Similarly, members of a joint select committee of Parliament have shot down another suggestion to allow the police to obtain a court order declaring an entity a criminal organisation and giving investigators the go-ahead to monitor its activities.

Not only are the proposals fraught with danger, according to Attorney General Marlene Malahoo Forte and opposition Senator K.D. Knight, but similar provisions are already included in existing legislation.

“It’s as if the agents of the State don’t know what tools are available to them, and that bothers me,” Malahoo Forte complained yesterday during a meeting of the committee held at Gordon House.

She said that while it is understandable that law enforcers want to be able to monitor gang members, it cannot be done in an arbitrary fashion.

“That is why, fundamentally, there must be reasonable cause for suspicion, and it is on that basis that you proceed to do any and many things,” said Malahoo Forte.

Knight went further, warning his colleagues not to “get into this mood where you legislate everything”.

“You begin to whittle away at rights and then you turn this country into a police state. Stop it! I see that that is where we are going. It is wrong,” he admonished.

He warned that placing an individual on a watch list because of a conviction could lend itself to abuse.

“We know what happens, for example, sometimes when stop orders are placed. We know,” said Knight, a former national security minister.

“And when you begin to put people on watch lists, for example, there are countries that will revoke travel privileges ... even though the person is not suspected of being involved in any criminal activity,” the veteran criminal defence attorney added.

National Security Minister Dr Horace Chang, who chairs the committee, explained that the plan was not to restrict people’s movements, but to establish a regime through which the Passport, Immigration & Citizenship Agency would routinely alert the police to the movements of convicted gangsters.

Knight also ridiculed the recommendation for gangs to be declared criminal organisations.

“For example, you go to the bank and you say you want to monitor that organisation. Do these groupings operate as an organisation and would have an account at the bank in the name of this organisation? If they don’t – and I don’t think they do – what organisation would you be monitoring?” he questioned.

Alecia Whyte, director of the Legal Affairs Division of the Jamaica Constabulary Force, sought to explain that the court order would identify individuals who are members of the organisation. She said that as a result of the order, financial institutions would be obligated to report whether they hold properties for those individuals.

But Knight was still not happy with the explanation.

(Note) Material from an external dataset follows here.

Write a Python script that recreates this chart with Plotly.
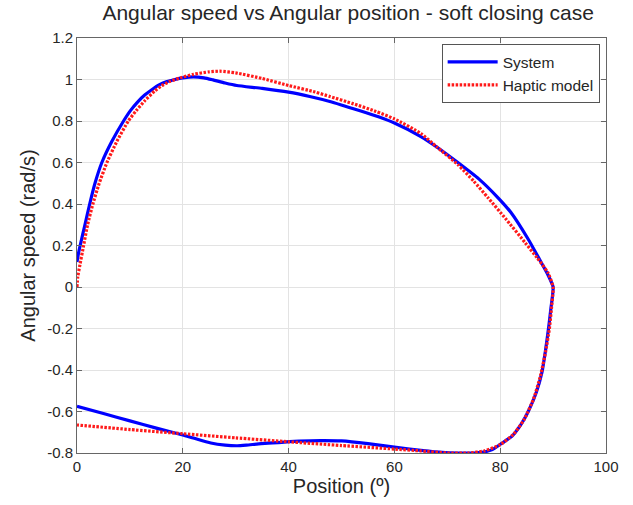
import plotly.graph_objects as go

# System (blue) loop: upper branch (0 -> 90) then lower branch back (90 -> 0)
sys_x = [0, 0.3, 0.6, 1.5, 2.4, 3.4, 4.7, 6.55, 8.8, 10.1, 11.4, 12.8, 14.2, 15.6, 17, 18.5, 20, 22, 24, 25.7, 28, 30.2, 35, 40, 44, 47.8, 53.5, 57, 60, 65, 68, 72, 76, 79.6, 82, 85.3, 87.5, 89, 90,
         89.6, 89.2, 88.6, 87.9, 86.8, 85.3, 84, 82.2, 80.2, 78.4, 76.5, 75, 72, 69, 65, 60, 55, 50, 46, 42, 38, 34.8, 32, 30.3, 28, 25.3, 22, 20, 15, 10, 5, 0]
sys_y = [0.12, 0.165, 0.2, 0.3, 0.4, 0.5, 0.6, 0.7, 0.8, 0.85, 0.89, 0.925, 0.952, 0.975, 0.99, 1.0, 1.008, 1.013, 1.008, 0.998, 0.983, 0.971, 0.957, 0.939, 0.918, 0.894, 0.849, 0.82, 0.79, 0.725, 0.675, 0.6, 0.52, 0.43, 0.36, 0.23, 0.13, 0.06, 0.0,
         -0.1, -0.186, -0.3, -0.41, -0.51, -0.6, -0.66, -0.72, -0.755, -0.785, -0.797, -0.8, -0.8, -0.797, -0.787, -0.772, -0.755, -0.742, -0.74, -0.743, -0.75, -0.755, -0.762, -0.765, -0.762, -0.752, -0.728, -0.713, -0.68, -0.645, -0.61, -0.575]

# Haptic model (red dotted) loop
hap_x = [0, 0.15, 0.5, 1.25, 2.0, 3.0, 4.2, 5.66, 7.5, 9.7, 11.2, 12.9, 14.7, 16, 17.5, 19.5, 22, 25, 27, 30, 35, 40, 45, 47.8, 52, 56.5, 60, 65, 68, 72, 75, 77.7, 81, 84.7, 87, 89, 90,
         89.7, 89.3, 88.6, 87.6, 86.3, 84.5, 82.5, 80, 77, 74, 70, 65, 60, 50, 40, 30, 20, 10, 0]
hap_y = [0.0, 0.05, 0.1, 0.2, 0.3, 0.4, 0.5, 0.6, 0.7, 0.8, 0.85, 0.9, 0.945, 0.97, 0.99, 1.008, 1.025, 1.037, 1.04, 1.032, 1.005, 0.971, 0.94, 0.918, 0.885, 0.846, 0.81, 0.74, 0.675, 0.59, 0.51, 0.43, 0.33, 0.214, 0.14, 0.07, 0.0,
         -0.1, -0.2, -0.31, -0.43, -0.54, -0.64, -0.71, -0.76, -0.79, -0.8, -0.8, -0.79, -0.781, -0.764, -0.746, -0.727, -0.707, -0.687, -0.665]

x_ticks = [0, 20, 40, 60, 80, 100]
x_tick_labels = ["0", "20", "40", "60", "80", "100"]
y_ticks = [-0.8, -0.6, -0.4, -0.2, 0, 0.2, 0.4, 0.6, 0.8, 1.0, 1.2]
y_tick_labels = ["-0.8", "-0.6", "-0.4", "-0.2", "0", "0.2", "0.4", "0.6", "0.8", "1", "1.2"]

FONT = "Liberation Sans, Arial, sans-serif"
TXT = "#262626"

fig = go.Figure()
fig.add_trace(go.Scatter(x=sys_x, y=sys_y, mode="lines", name="System",
                         line=dict(color="#0000ff", width=3.2, shape="spline", smoothing=0.5)))
fig.add_trace(go.Scatter(x=hap_x, y=hap_y, mode="lines", name="Haptic model",
                         line=dict(color="#ff1a1a", width=3.2, dash="2.5px,1.5px", shape="spline", smoothing=0.5)))

axis_common = dict(showline=True, linecolor="#666666", linewidth=1, mirror="ticks",
                   ticks="inside", ticklen=5, tickcolor="#666666",
                   showgrid=True, gridcolor="#e3e3e3", gridwidth=1, zeroline=False,
                   tickfont=dict(family=FONT, size=15, color=TXT))

fig.update_layout(
    width=633, height=505,
    margin=dict(l=77, r=27, t=38, b=50),
    paper_bgcolor="white", plot_bgcolor="white",
    title=dict(text="Angular speed vs Angular position - soft closing case",
               x=0.55, xanchor="center", y=0.99, yanchor="top",
               font=dict(family=FONT, size=21, color=TXT)),
    xaxis=dict(range=[0, 100], tickvals=x_ticks, ticktext=x_tick_labels,
               title=dict(text="Position (º)", font=dict(family=FONT, size=20, color=TXT), standoff=4),
               **axis_common),
    yaxis=dict(range=[-0.8, 1.2], tickvals=y_ticks, ticktext=y_tick_labels,
               title=dict(text="Angular speed (rad/s)", font=dict(family=FONT, size=20, color=TXT), standoff=6),
               **axis_common),
    legend=dict(x=0.988, y=0.985, xanchor="right", yanchor="top",
                bgcolor="white", bordercolor="#555555", borderwidth=1,
                font=dict(family=FONT, size=15.5, color=TXT),
                tracegroupgap=0, itemwidth=50),
    showlegend=True,
)

fig.write_html("out.html")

“They are monitoring individuals, so what is this declaration about organisations?” he asked. “Chairman, it is my considered view that we should not consider this any further.”

The Criminal Justice (Suppression of Criminal Organisations) Act was passed by the Jamaican legislature in 2014.

But according to the national security ministry, only four convictions have been secured in the five years it has been on the books. The review is to strengthen the legislation.